Starting from Data Lake’s cost optimization, we redesigned the data ingestion, using a “landing” area for raw data, making data transformations later to suit the desired data models. Saving the results in other Data Lake layers to achieve greater performance in queries.
We shifted away from the Streaming inserts in BigQuery by adding a step to load data at the end of the ingestion pipeline. Apache NiFi was the main software responsible for orchestrating and executing the pipeline, covering also the improvements in data ingestion through processes re-engineering.
Auditing in the Data Lake was managed through Apache Ranger. In order to have it fully supported we implemented a JDBC driver using a component from Apache Calcite called Avatica. Authentication for Apache Ranger went through a custom plugin (also developed during the project) for LDAP consuming user info from Google Cloud Identity, reflecting the existing organization’s users and groups from Google Suite.

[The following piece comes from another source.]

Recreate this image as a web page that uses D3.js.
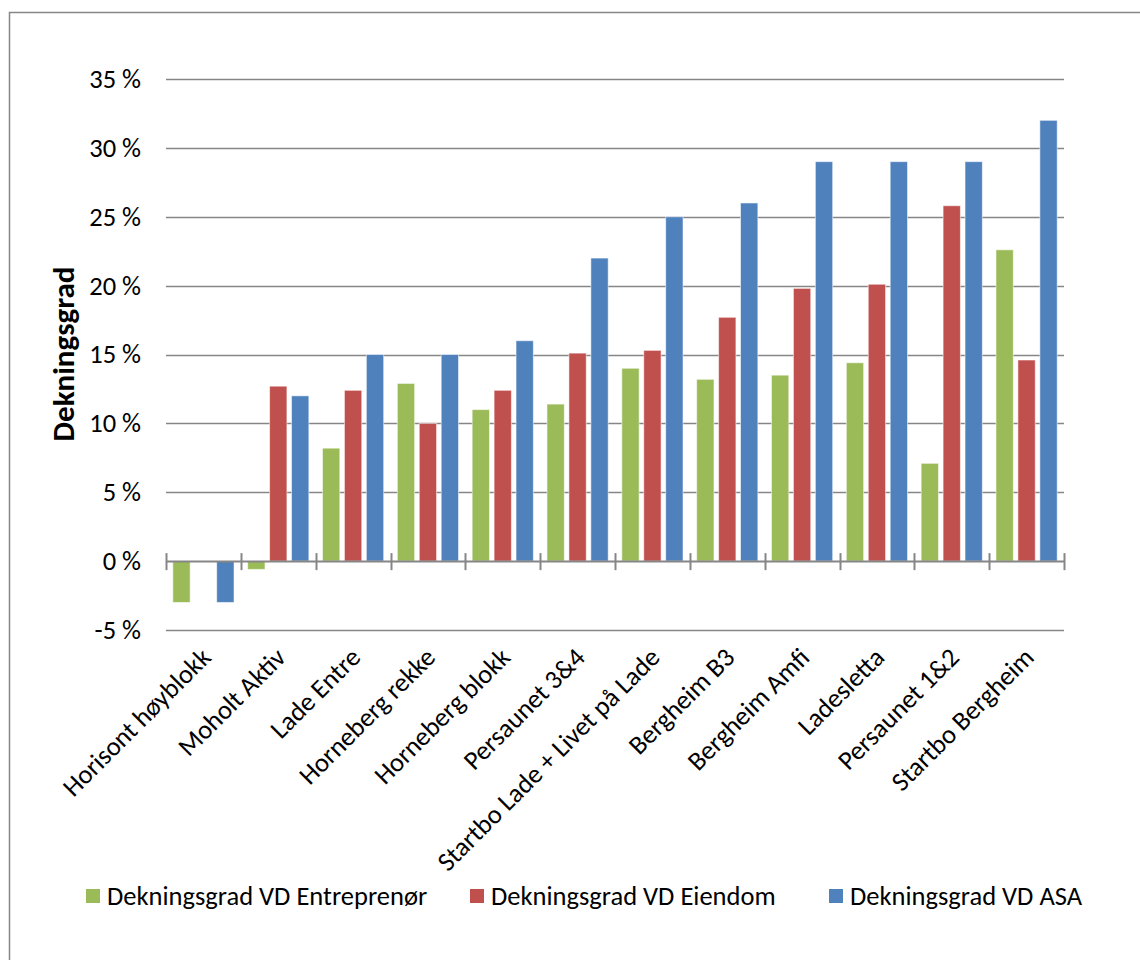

To make the game more interesting, we containerized the workflow and heavily used Kubernetes (GKE) to manage these components. Most of the Apache projects didn’t have Helm Charts at the time and we developed and made some of them open-source.
Impact and results
During project time we could measure an estimative of roughly 56% in Data Lake cost-optimization through reengineering of processes and resources, especially the removal of streaming inserts to BigQuery.
We made relevant progress in security and governance during the project with the introduction of Apache Ranger and Data Lake auditing for access and usage, providing advanced security capabilities to ReclameAQUI, which anticipated itself towards GDPR and data privacy concerns.